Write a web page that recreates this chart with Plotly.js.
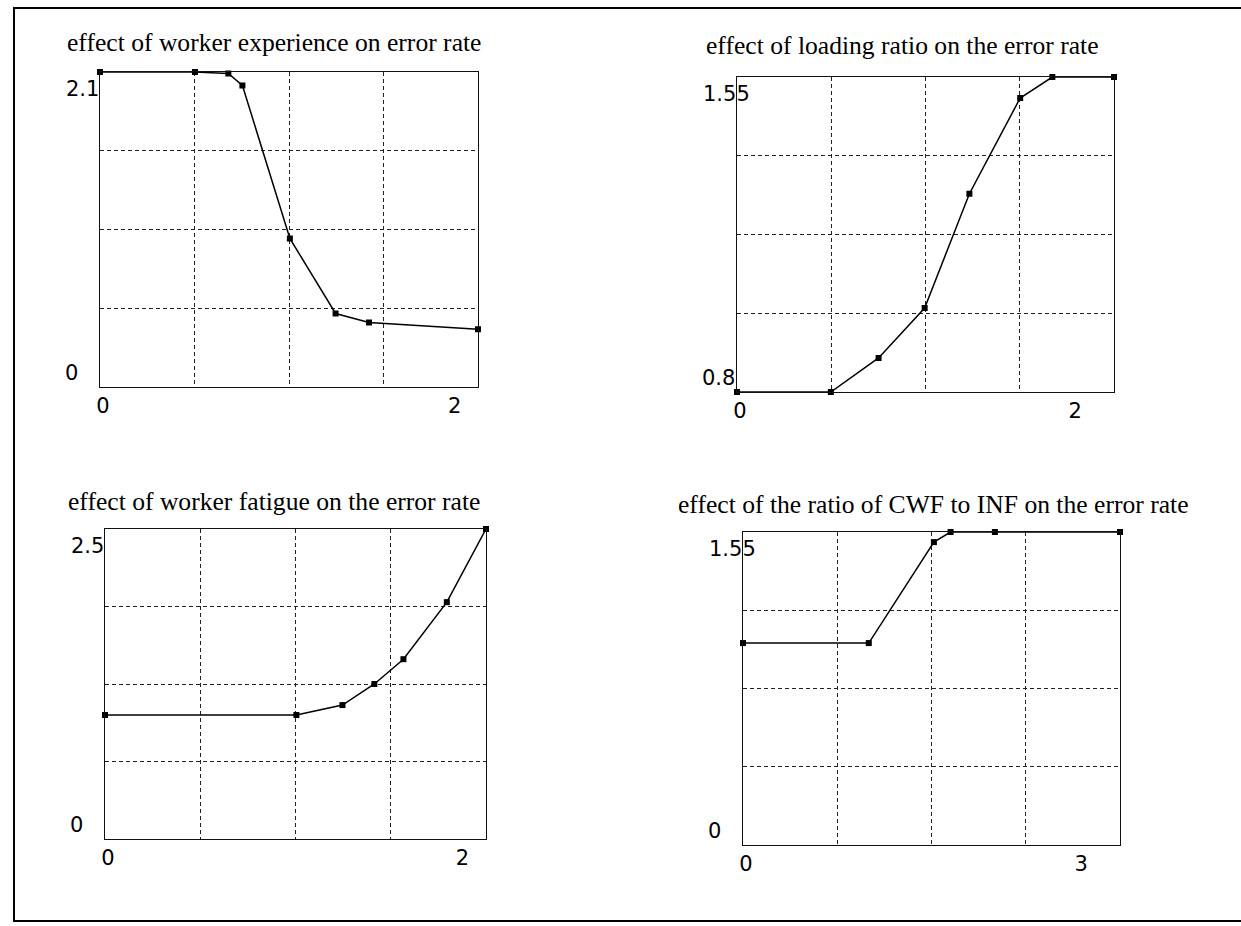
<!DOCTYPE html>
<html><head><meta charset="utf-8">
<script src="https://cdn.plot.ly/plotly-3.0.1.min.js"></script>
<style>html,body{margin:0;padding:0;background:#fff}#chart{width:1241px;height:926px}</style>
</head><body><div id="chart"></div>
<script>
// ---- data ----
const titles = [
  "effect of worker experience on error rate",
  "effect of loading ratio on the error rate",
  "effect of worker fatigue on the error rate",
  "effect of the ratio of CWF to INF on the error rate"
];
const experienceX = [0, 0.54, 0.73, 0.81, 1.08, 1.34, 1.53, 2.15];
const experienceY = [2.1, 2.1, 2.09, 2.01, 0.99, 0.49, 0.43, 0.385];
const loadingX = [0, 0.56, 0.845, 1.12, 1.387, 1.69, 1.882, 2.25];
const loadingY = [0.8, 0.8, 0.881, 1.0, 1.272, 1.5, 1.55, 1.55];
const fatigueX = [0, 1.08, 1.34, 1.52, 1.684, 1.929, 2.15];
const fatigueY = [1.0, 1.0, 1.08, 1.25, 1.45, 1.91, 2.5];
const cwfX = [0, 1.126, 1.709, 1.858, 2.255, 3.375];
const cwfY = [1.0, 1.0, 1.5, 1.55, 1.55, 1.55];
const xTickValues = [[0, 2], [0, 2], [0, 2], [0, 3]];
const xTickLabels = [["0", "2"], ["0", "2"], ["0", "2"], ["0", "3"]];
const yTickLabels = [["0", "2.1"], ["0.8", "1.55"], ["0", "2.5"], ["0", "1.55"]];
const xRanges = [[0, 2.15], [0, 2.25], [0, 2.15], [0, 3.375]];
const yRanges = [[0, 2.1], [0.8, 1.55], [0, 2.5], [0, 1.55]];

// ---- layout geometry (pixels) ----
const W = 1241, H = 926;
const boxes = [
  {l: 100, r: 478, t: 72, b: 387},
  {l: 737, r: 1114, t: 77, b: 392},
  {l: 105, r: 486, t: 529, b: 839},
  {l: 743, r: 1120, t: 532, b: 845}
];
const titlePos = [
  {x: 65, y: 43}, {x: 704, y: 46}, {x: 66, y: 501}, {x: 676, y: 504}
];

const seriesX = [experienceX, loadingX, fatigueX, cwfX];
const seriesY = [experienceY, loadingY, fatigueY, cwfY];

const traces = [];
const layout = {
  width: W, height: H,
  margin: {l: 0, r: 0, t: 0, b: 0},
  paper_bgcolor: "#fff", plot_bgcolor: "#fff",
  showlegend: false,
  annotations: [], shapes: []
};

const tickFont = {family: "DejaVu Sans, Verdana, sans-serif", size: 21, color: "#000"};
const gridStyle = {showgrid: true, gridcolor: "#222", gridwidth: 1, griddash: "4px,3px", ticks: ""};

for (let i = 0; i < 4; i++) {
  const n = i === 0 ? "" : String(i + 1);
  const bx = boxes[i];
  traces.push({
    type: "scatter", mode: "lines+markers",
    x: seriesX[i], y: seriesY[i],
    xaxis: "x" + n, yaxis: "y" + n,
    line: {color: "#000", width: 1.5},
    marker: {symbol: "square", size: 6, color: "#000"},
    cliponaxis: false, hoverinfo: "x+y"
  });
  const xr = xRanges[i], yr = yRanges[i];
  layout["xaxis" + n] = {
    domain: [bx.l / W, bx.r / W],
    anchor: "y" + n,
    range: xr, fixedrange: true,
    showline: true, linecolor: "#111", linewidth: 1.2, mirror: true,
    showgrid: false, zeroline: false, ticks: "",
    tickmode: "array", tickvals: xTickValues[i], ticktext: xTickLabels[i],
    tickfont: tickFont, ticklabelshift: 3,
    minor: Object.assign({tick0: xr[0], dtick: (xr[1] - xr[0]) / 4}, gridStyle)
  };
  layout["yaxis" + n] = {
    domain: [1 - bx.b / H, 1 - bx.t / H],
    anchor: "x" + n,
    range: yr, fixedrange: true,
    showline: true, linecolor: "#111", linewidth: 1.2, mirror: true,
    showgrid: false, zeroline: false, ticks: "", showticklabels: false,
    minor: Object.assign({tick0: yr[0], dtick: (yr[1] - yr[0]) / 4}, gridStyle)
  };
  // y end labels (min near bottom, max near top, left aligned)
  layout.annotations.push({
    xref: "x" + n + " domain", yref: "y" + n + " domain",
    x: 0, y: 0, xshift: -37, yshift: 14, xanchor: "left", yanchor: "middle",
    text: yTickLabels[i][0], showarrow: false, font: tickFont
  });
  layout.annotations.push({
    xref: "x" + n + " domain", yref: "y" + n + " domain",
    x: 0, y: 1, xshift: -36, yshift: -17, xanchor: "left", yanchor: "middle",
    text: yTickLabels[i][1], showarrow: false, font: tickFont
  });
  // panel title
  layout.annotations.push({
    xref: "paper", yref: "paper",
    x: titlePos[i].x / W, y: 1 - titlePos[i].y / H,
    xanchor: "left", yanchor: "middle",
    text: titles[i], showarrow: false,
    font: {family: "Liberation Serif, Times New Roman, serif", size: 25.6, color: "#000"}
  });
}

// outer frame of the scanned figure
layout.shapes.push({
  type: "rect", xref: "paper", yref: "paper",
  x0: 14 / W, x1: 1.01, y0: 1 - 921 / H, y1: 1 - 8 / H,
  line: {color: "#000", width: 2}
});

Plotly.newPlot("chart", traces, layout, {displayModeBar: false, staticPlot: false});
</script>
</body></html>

--------------------------------------------------

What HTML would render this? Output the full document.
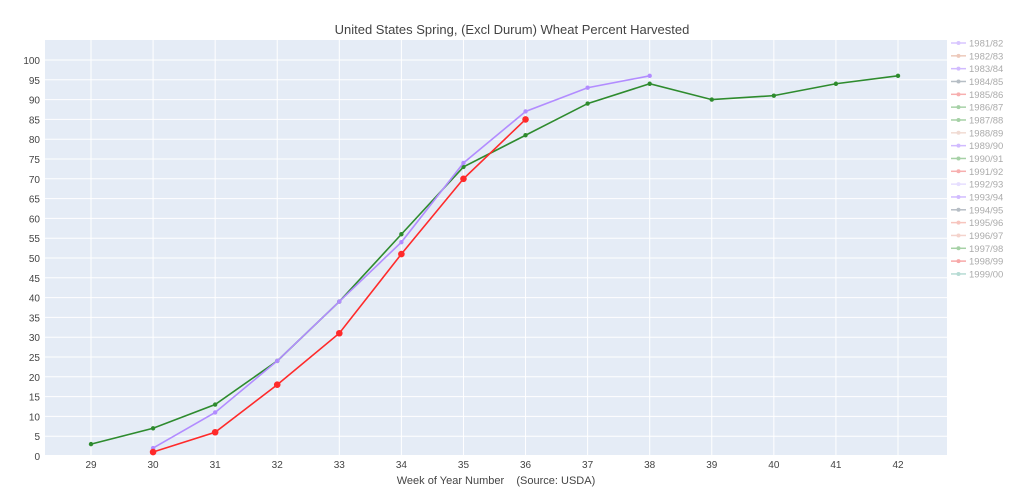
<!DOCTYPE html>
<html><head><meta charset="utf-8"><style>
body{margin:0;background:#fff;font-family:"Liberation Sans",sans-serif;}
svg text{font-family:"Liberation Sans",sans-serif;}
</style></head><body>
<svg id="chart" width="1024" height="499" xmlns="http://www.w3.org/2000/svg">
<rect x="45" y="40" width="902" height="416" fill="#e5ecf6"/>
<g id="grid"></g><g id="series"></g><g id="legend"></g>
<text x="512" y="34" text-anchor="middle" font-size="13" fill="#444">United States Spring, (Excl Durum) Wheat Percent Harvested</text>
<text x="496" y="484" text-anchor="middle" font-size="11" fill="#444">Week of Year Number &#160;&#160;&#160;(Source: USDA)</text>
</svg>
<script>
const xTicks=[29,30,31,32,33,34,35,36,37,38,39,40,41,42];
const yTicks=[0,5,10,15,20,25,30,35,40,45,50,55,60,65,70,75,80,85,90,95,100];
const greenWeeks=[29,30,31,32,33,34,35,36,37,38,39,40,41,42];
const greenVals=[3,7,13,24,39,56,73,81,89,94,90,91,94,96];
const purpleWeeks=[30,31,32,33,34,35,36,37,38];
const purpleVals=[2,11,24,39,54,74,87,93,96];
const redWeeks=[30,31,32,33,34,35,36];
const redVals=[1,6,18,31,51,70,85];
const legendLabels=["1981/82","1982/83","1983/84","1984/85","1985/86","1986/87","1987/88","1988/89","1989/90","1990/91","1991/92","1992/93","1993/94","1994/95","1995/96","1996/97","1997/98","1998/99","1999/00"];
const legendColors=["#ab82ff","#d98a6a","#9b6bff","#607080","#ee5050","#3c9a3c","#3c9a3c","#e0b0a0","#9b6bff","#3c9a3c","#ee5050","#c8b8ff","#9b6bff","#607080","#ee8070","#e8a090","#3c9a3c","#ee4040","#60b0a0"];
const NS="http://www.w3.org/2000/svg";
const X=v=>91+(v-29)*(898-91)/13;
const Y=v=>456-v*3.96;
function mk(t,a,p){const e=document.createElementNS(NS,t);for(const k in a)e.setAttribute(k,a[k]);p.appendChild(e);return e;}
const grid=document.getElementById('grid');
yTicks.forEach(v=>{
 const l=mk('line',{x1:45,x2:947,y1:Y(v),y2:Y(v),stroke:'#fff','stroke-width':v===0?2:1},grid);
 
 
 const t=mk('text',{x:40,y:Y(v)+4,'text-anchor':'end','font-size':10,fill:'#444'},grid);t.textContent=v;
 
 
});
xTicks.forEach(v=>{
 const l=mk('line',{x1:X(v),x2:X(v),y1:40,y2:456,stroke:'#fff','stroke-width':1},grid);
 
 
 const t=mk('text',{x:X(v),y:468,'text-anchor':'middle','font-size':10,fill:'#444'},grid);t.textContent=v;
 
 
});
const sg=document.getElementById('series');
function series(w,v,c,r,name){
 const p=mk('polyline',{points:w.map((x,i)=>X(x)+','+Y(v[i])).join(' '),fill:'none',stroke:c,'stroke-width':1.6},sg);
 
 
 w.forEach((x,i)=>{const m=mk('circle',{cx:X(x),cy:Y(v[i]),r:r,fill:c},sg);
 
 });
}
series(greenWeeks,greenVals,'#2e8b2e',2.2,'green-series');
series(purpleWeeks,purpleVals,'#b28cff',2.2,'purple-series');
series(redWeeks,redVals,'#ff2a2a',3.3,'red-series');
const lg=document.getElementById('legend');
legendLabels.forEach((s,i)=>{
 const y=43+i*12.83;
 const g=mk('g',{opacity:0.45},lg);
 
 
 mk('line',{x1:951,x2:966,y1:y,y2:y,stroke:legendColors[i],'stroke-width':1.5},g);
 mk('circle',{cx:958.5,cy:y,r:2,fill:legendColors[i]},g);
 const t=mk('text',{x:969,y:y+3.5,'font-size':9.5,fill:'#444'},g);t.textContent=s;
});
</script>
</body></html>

--------------------------------------------------

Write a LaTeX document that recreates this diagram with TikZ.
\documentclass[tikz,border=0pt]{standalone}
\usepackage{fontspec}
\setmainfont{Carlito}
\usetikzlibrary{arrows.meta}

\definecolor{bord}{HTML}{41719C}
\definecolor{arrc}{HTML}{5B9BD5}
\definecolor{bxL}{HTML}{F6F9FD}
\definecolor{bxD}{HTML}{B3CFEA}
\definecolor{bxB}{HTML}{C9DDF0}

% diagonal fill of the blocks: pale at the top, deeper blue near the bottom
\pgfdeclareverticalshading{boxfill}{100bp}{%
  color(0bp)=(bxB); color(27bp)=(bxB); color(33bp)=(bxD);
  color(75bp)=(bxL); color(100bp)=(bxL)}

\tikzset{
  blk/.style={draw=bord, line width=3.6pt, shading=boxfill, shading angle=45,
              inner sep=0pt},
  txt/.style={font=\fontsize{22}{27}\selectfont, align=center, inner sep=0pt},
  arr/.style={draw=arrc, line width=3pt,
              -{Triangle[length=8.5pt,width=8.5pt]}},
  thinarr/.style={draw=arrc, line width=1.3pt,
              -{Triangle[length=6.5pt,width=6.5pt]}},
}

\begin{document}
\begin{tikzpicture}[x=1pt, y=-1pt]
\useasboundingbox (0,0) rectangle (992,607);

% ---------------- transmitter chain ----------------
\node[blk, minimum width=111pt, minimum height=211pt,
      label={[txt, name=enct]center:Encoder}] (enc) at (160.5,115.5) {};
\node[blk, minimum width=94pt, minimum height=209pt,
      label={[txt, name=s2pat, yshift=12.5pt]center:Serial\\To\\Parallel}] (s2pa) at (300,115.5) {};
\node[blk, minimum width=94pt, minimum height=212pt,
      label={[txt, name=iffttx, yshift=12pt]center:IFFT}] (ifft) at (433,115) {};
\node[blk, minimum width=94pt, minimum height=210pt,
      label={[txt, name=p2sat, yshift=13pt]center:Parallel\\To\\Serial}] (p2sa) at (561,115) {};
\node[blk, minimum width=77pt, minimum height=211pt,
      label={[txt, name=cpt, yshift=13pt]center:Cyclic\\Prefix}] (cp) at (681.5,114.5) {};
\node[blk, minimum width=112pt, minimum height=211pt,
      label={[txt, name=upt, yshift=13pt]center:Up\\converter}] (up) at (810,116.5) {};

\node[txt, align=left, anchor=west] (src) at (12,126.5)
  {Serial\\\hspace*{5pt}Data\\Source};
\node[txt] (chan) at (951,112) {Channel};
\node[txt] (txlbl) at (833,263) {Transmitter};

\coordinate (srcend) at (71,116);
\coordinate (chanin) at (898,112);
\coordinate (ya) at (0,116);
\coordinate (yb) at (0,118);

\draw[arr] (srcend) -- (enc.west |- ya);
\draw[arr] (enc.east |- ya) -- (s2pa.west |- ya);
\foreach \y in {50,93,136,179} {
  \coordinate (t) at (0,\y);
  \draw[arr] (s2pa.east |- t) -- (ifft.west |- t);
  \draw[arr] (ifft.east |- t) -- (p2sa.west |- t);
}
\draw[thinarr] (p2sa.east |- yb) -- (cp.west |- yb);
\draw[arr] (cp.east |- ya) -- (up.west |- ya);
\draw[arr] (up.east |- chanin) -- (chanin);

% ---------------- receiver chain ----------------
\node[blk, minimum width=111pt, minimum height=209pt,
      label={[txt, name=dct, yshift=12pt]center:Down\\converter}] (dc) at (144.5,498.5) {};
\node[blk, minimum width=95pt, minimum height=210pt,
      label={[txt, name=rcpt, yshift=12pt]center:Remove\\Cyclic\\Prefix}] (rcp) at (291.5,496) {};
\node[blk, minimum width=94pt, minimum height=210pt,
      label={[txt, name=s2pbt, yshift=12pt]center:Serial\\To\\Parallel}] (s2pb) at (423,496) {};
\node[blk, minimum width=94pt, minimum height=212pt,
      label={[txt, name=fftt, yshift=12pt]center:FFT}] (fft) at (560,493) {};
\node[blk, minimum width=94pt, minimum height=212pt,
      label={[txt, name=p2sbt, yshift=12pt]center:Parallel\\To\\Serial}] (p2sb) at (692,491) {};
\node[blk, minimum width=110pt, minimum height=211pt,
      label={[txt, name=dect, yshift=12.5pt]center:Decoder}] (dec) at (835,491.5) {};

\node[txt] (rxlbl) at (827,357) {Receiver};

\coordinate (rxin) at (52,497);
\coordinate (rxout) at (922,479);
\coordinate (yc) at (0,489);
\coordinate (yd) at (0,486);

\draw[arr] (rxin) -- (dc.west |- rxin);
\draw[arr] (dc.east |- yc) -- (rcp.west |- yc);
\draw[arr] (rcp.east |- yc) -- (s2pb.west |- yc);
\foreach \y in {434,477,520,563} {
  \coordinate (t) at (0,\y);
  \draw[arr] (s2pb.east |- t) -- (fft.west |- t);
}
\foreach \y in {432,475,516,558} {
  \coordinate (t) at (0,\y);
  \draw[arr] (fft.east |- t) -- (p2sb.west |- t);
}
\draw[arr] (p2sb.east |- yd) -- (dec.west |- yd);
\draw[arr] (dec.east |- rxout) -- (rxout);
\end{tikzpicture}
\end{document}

--------------------------------------------------

Instructions to follow: Repeat exactly the part that opens with the line containing "Write a web" and closes with the line containing "const seriesY = [experienceY, loadingY, fatigueY, cwfY];". Include both end lines, and drop the pictures.

Result for this exercise:
Write a web page that recreates this chart with Plotly.js.
<!DOCTYPE html>
<html><head><meta charset="utf-8">
<script src="https://cdn.plot.ly/plotly-3.0.1.min.js"></script>
<style>html,body{margin:0;padding:0;background:#fff}#chart{width:1241px;height:926px}</style>
</head><body><div id="chart"></div>
<script>
// ---- data ----
const titles = [
  "effect of worker experience on error rate",
  "effect of loading ratio on the error rate",
  "effect of worker fatigue on the error rate",
  "effect of the ratio of CWF to INF on the error rate"
];
const experienceX = [0, 0.54, 0.73, 0.81, 1.08, 1.34, 1.53, 2.15];
const experienceY = [2.1, 2.1, 2.09, 2.01, 0.99, 0.49, 0.43, 0.385];
const loadingX = [0, 0.56, 0.845, 1.12, 1.387, 1.69, 1.882, 2.25];
const loadingY = [0.8, 0.8, 0.881, 1.0, 1.272, 1.5, 1.55, 1.55];
const fatigueX = [0, 1.08, 1.34, 1.52, 1.684, 1.929, 2.15];
const fatigueY = [1.0, 1.0, 1.08, 1.25, 1.45, 1.91, 2.5];
const cwfX = [0, 1.126, 1.709, 1.858, 2.255, 3.375];
const cwfY = [1.0, 1.0, 1.5, 1.55, 1.55, 1.55];
const xTickValues = [[0, 2], [0, 2], [0, 2], [0, 3]];
const xTickLabels = [["0", "2"], ["0", "2"], ["0", "2"], ["0", "3"]];
const yTickLabels = [["0", "2.1"], ["0.8", "1.55"], ["0", "2.5"], ["0", "1.55"]];
const xRanges = [[0, 2.15], [0, 2.25], [0, 2.15], [0, 3.375]];
const yRanges = [[0, 2.1], [0.8, 1.55], [0, 2.5], [0, 1.55]];

// ---- layout geometry (pixels) ----
const W = 1241, H = 926;
const boxes = [
  {l: 100, r: 478, t: 72, b: 387},
  {l: 737, r: 1114, t: 77, b: 392},
  {l: 105, r: 486, t: 529, b: 839},
  {l: 743, r: 1120, t: 532, b: 845}
];
const titlePos = [
  {x: 65, y: 43}, {x: 704, y: 46}, {x: 66, y: 501}, {x: 676, y: 504}
];

const seriesX = [experienceX, loadingX, fatigueX, cwfX];
const seriesY = [experienceY, loadingY, fatigueY, cwfY];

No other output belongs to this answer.